If you exclusively play modern repressings of vintage recordings, I can say without fear of contradiction that you have never heard this kind of sound on vinyl. Old records have it — not often, and certainly not always — but maybe one out of a hundred new records do, and those are some pretty long odds.

What the Best Sides of A Long Way From Home Have to Offer Is Not Hard to Hear

  • The biggest, most immediate staging in the largest acoustic space
  • The most Tubey Magic, without which you have almost nothing. CDs give you clean and clear. Only the best vintage vinyl pressings offer the kind of Tubey Magic that was on the tapes in 1969
  • Tight, note-like, rich, full-bodied bass, with the correct amount of weight down low
  • Natural tonality in the midrange — with all the instruments having the correct timbre
  • Transparency and resolution, critical to hearing into the three-dimensional studio space

No doubt there’s more but we hope that should do for now. Playing the record is the only way to hear all of the qualities we discuss above, and playing the best pressings against a pile of other copies under rigorously controlled conditions is the only way to find a pressing that sounds as good as this one does.

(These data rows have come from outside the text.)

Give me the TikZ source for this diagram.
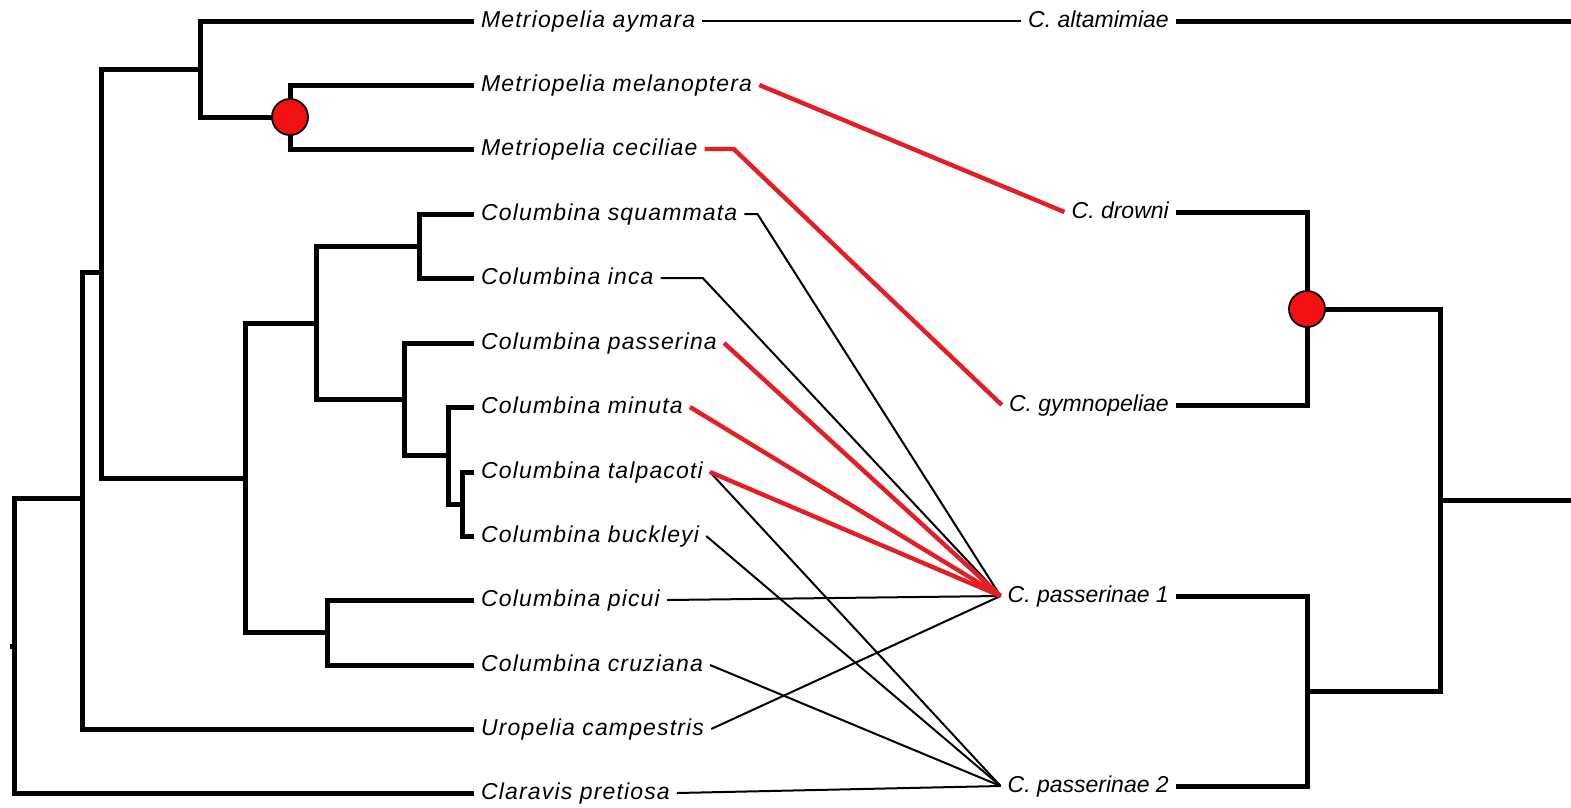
\documentclass[tikz,border=0pt]{standalone}
\usepackage{fontspec}
\setmainfont{Liberation Sans}[LetterSpace=5.0]
\newfontfamily\parafont{Liberation Sans}
\usepackage{tikz}
\usetikzlibrary{calc}
\usepackage{xcolor}
\definecolor{lr}{HTML}{E41E26}
\definecolor{nr}{HTML}{F21010}

\begin{document}
\begin{tikzpicture}[x=1pt,y=-1pt,
    taxon/.style={inner xsep=7pt,inner ysep=0pt,text height=17pt,text depth=5pt,font=\fontsize{23}{26}\selectfont\itshape},
    host/.style={taxon,anchor=west},
    para/.style={taxon,anchor=east,font=\parafont\fontsize{23}{26}\selectfont\itshape},
    branch/.style={line width=5pt,line join=miter},
    hlink/.style={line width=2pt},
    rlink/.style={line width=4.4pt,draw=lr},
    dup/.style={circle,fill=nr,draw=black,line width=1.8pt,minimum size=36pt,inner sep=0pt},
  ]
  \useasboundingbox (0,0) rectangle (1571,807);
  % host tree tips
  \node[host] (maym) at (474, 21)  {Metriopelia aymara};
  \node[host] (mmel) at (474, 85)  {Metriopelia melanoptera};
  \node[host] (mcec) at (474, 149) {Metriopelia ceciliae};
  \node[host] (csqu) at (474, 214) {Columbina squammata};
  \node[host] (cinc) at (474, 278) {Columbina inca};
  \node[host] (cpas) at (474, 343) {Columbina passerina};
  \node[host] (cmin) at (474, 407) {Columbina minuta};
  \node[host] (ctal) at (474, 472) {Columbina talpacoti};
  \node[host] (cbuc) at (474, 536) {Columbina buckleyi};
  \node[host] (cpic) at (474, 600) {Columbina picui};
  \node[host] (ccru) at (474, 665) {Columbina cruziana};
  \node[host] (ucam) at (474, 729) {Uropelia campestris};
  \node[host] (cpre) at (474, 793) {Claravis pretiosa};
  % parasite tree tips
  \node[para] (calt) at (1176, 21)  {C. altamimiae};
  \node[para] (cdro) at (1176, 212) {C. drowni};
  \node[para] (cgym) at (1176, 405) {C. gymnopeliae};
  \node[para] (cpa1) at (1176, 596) {C. passerinae 1};
  \node[para] (cpa2) at (1176, 786) {C. passerinae 2};

  % host tree
  \draw[branch] (10,646) -- (14,646);
  \draw[branch] (cpre.west) -| (14,498) -- (82,498);
  \draw[branch] (ucam.west) -| (82,272) -- (101,272);
  \draw[branch] (200,69) -| (101,478) -- (245,478);
  \draw[branch] (maym.west) -| (200,117) -- (290,117);
  \draw[branch] (mmel.west) -| (290,149) -- (mcec.west);
  \draw[branch] (316,323) -| (245,632) -- (327,632);
  \draw[branch] (419,246) -| (316,399) -- (404,399);
  \draw[branch] (csqu.west) -| (419,278) -- (cinc.west);
  \draw[branch] (cpas.west) -| (404,455) -- (448,455);
  \draw[branch] (cmin.west) -| (448,504) -- (462,504);
  \draw[branch] (ctal.west) -| (462,536) -- (cbuc.west);
  \draw[branch] (cpic.west) -| (327,665) -- (ccru.west);
  \node[dup] (hdup) at (290,117) {};

  % parasite tree
  \draw[branch] (calt.east) -- (1571,21);
  \draw[branch] (cdro.east) -| (1307,405) -- (cgym.east);
  \draw[branch] (cpa1.east) -| (1307,786) -- (cpa2.east);
  \draw[branch] (1307,309) -| (1440,691) -- (1307,691);
  \draw[branch] (1440,500) -- (1571,500);
  \node[dup] (pdup) at (1307,309) {};

  % associations
  \draw[hlink] (maym.east) -- (calt.west);
  \draw[hlink] (csqu.east) -- ++(13,0) -- (cpa1.west);
  \draw[hlink] (cinc.east) -- ++(42,0) -- (cpa1.west);
  \draw[hlink] (ctal.east) -- (cpa2.west);
  \draw[hlink] (cbuc.east) -- (cpa2.west);
  \draw[hlink] (cpic.east) -- (cpa1.west);
  \draw[hlink] (ccru.east) -- (cpa2.west);
  \draw[hlink] (ucam.east) -- (cpa1.west);
  \draw[hlink] (cpre.east) -- (cpa2.west);
  \draw[rlink] (mmel.east) -- (cdro.west);
  \draw[rlink] (mcec.east) -- ++(29,0) -- (cgym.west);
  \draw[rlink] (cpas.east) -- (cpa1.west);
  \draw[rlink] (cmin.east) -- (cpa1.west);
  \draw[rlink] (ctal.east) -- (cpa1.west);
\end{tikzpicture}
\end{document}
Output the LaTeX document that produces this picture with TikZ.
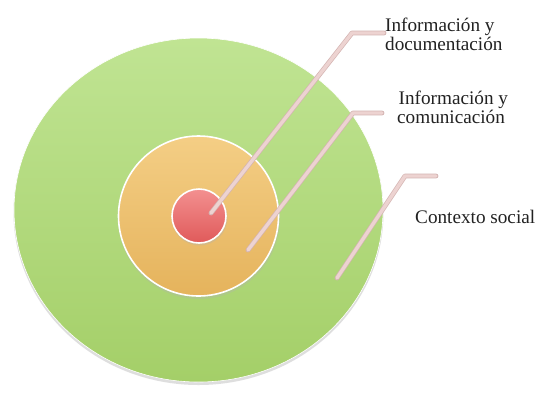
\documentclass[tikz,border=0pt]{standalone}
\usepackage{fontspec}
\setmainfont{Liberation Serif}
\usetikzlibrary{shapes.geometric,shadows}
\definecolor{gtop}{HTML}{C0E493}
\definecolor{gbot}{HTML}{A4CF68}
\definecolor{otop}{HTML}{F4CE85}
\definecolor{obot}{HTML}{E5B35C}
\definecolor{rtop}{HTML}{F39090}
\definecolor{rbot}{HTML}{E05A5A}
\definecolor{leadc}{HTML}{EDD3D1}
\definecolor{leade}{HTML}{D4B4B2}
\definecolor{txt}{HTML}{222222}
\tikzset{
  ring/.style={draw=white, line width=1.6pt, shading=axis, shading angle=0},
  leader/.style={line width=3.4pt, draw=leadc, line cap=round, line join=round,
    preaction={draw=leade, line width=4.8pt, line cap=round, line join=round}},
  lbl/.style={font=\fontsize{19.2}{17}\selectfont, text=txt, inner sep=0pt, anchor=base west, align=left},
}
\begin{document}
\begin{tikzpicture}[x=1pt,y=-1pt]
\useasboundingbox (0,0) rectangle (537,392);
\fill[white] (0,0) rectangle (537,392);
% shadow of big circle
\fill[black!25, opacity=0.5] (198.5,212.5) ellipse [x radius=185, y radius=172.5];
\node[ellipse, draw=white, line width=0.6pt, shading=axis, top color=gtop, bottom color=gbot,
  minimum width=369pt, minimum height=344pt, inner sep=0pt] (big) at (198.5,210) {};
\fill[black!30, opacity=0.35] (199,218) circle [radius=81];
\node[circle, ring, top color=otop, bottom color=obot, minimum size=160pt, inner sep=0pt] (mid) at (198.5,216) {};
\fill[black!30, opacity=0.35] (199.5,217.5) circle [radius=28];
\node[circle, ring, top color=rtop, bottom color=rbot, minimum size=54pt, inner sep=0pt] (core) at (199,216) {};

\node[lbl] (t1) at (385,50) {Información y\\documentación};
\node[lbl] (t2) at (397,123) {\hspace*{1.5pt}Información y\\comunicación};
\node[lbl] (t3) at (415,223) {Contexto social};

\coordinate (a1) at (211,213);
\coordinate (b1) at (352,33);
\coordinate (c1) at (384,33);
\coordinate (a2) at (248,250);
\coordinate (b2) at (353,113);
\coordinate (c2) at (382,113);
\coordinate (a3) at (337,278);
\coordinate (b3) at (405,176);
\coordinate (c3) at (436,176);
\draw[leader] (a1) -- (b1) -- (c1);
\draw[leader] (a2) -- (b2) -- (c2);
\draw[leader] (a3) -- (b3) -- (c3);
\end{tikzpicture}
\end{document}
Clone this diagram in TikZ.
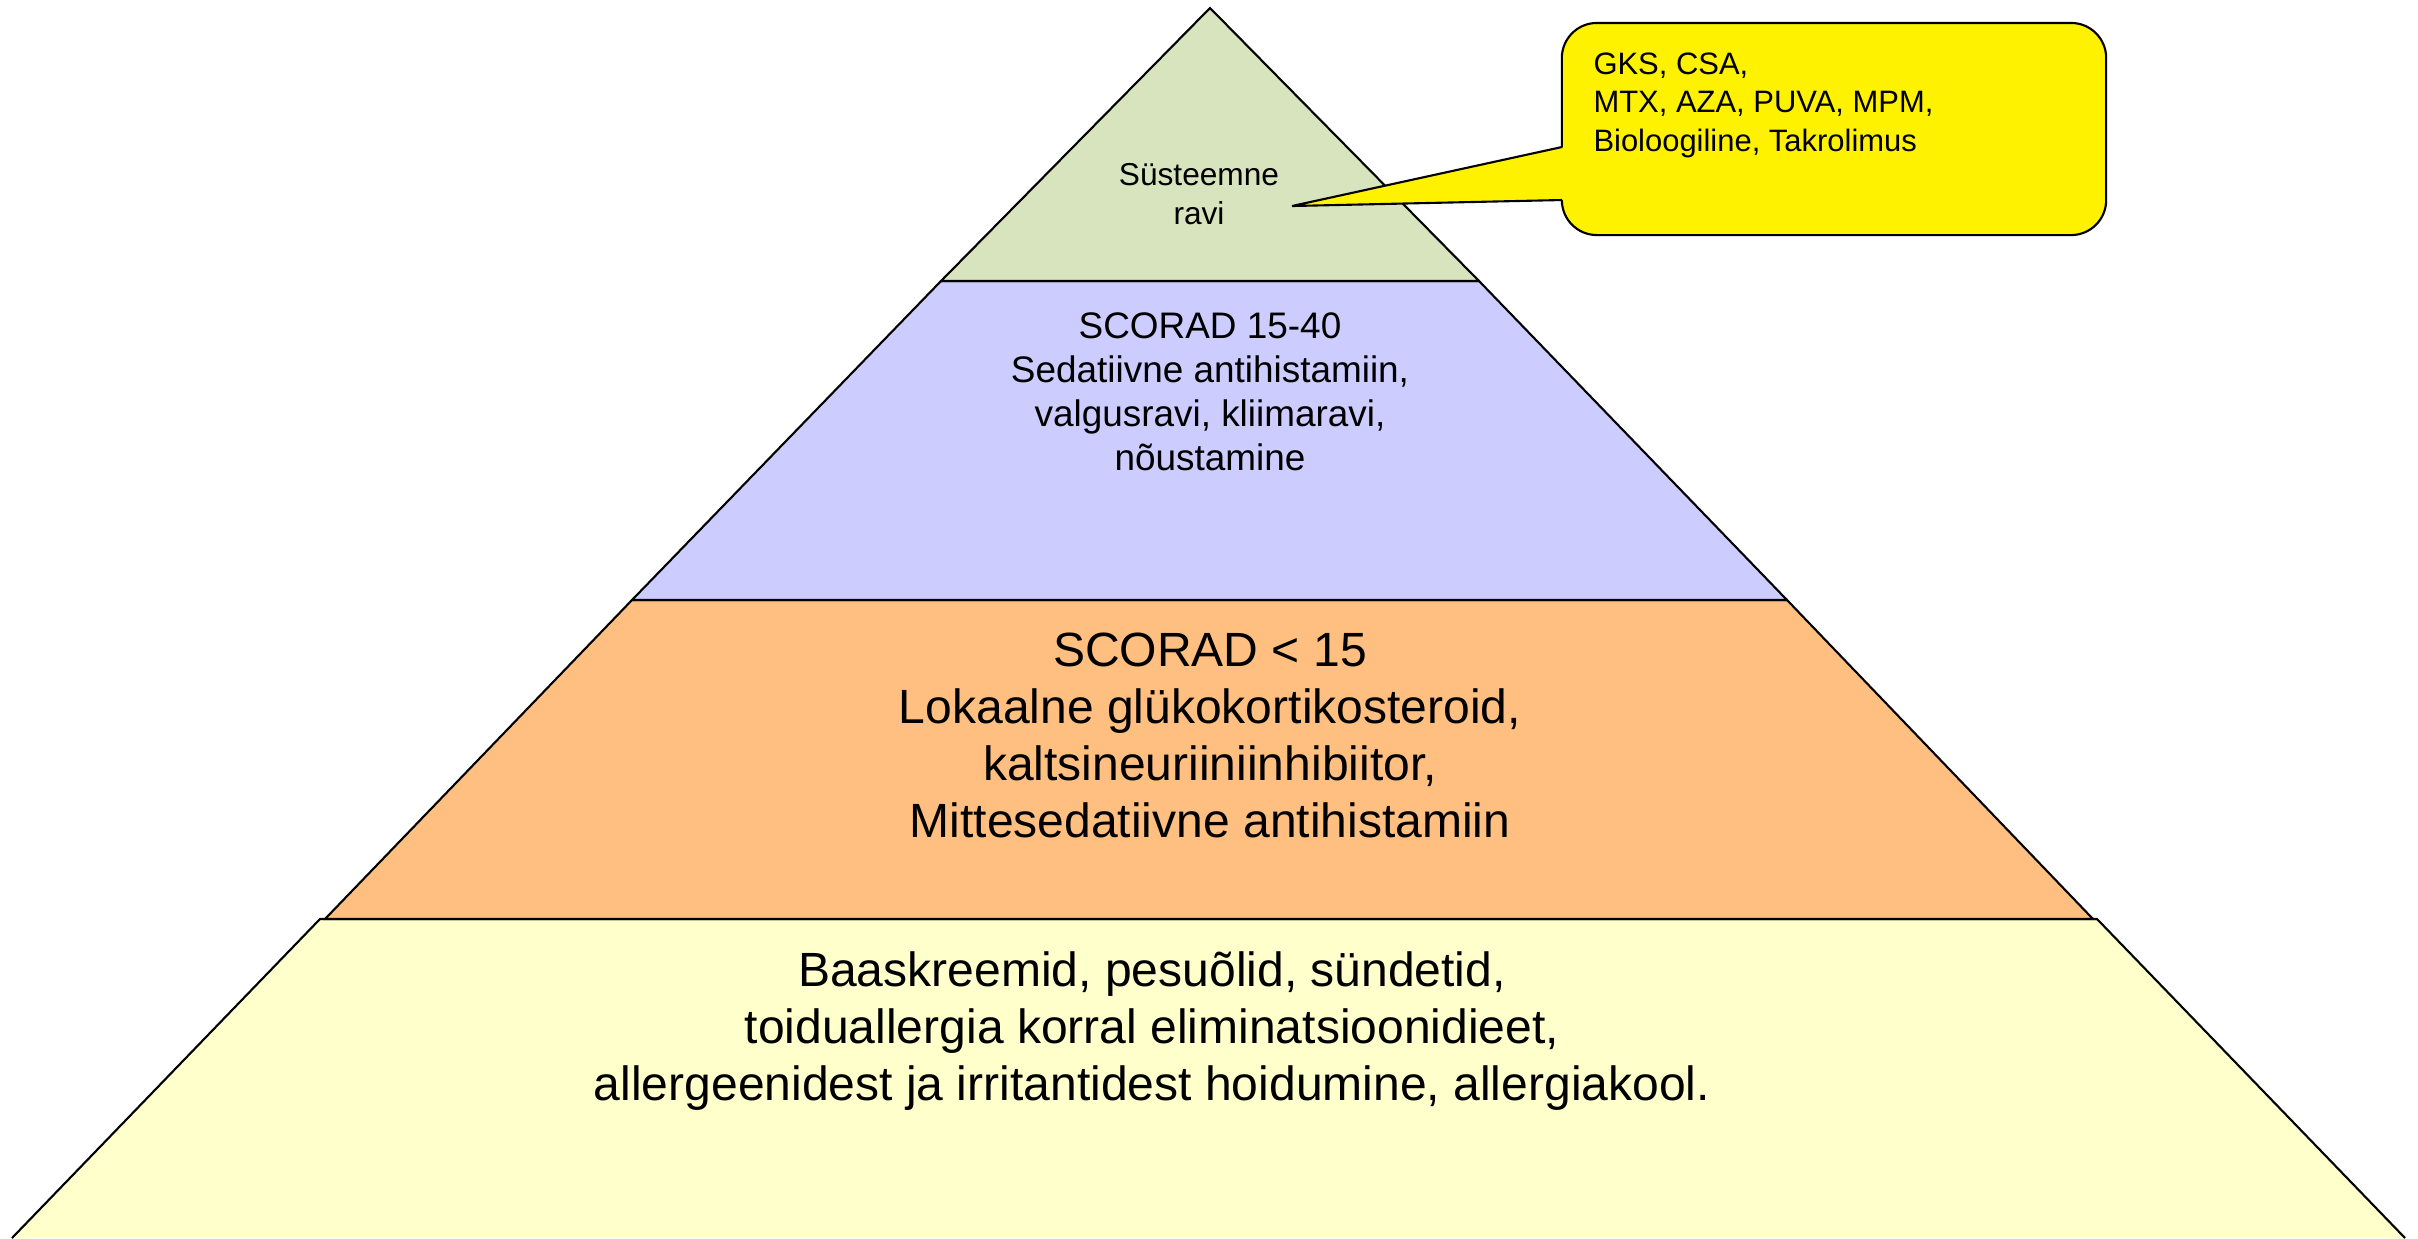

What We’re Listening For on A Long Way From Home

  • Energy for starters. What could be more important than the life of the music?
  • Then: presence and immediacy. The vocals aren’t “back there” somewhere, lost in the mix. They’re front and center where any recording engineer worth his salt would put them.
  • The Big Sound comes next — wall to wall, lots of depth, huge space, three-dimensionality, all that sort of thing.
  • Then transient information — fast, clear, sharp attacks, not the smear and thickness so common to these LPs.
  • Tight punchy bass — which ties in with good transient information, also the issue of frequency extension further down.
  • Next: transparency — the quality that allows you to hear deep into the soundfield, showing you the space and air around all the instruments.
  • Extend the top and bottom and voila, you have The Real Thing — an honest to goodness Hot Stamper.

TRACK LISTING

Side One

Long Way From Home
Big Question
Rock Island Line
Night And Day
You Just Usin’ Me For A Convenience
Hole In The Wall

Side Two

Life Is A Gamble
Don’t Mistreat Me
Packin’ Up, Gettin’ Ready
Wailin’ And Whoopin’
B.M. Special

AMG 4 Star Review

Music from Brownie and Sonny’s latter period, circa March and September of 1969. This combines two albums (A Long Way from Home and I Couldn’t Believe My Eyes, both cut in two days) recorded for ABC-BluesWay, with the inclusion of a stray unreleased track, “Beggin’ You,” from the second session in September. The personnel stays basically the same for both sessions with excellent rhythm section support from drummer Panama Francis and bassist Jimmy Bond, while the September session also includes Earl Hooker on guitar. Solid, relaxed, rockin’ grooves are the hallmarks here with both artists in fine form.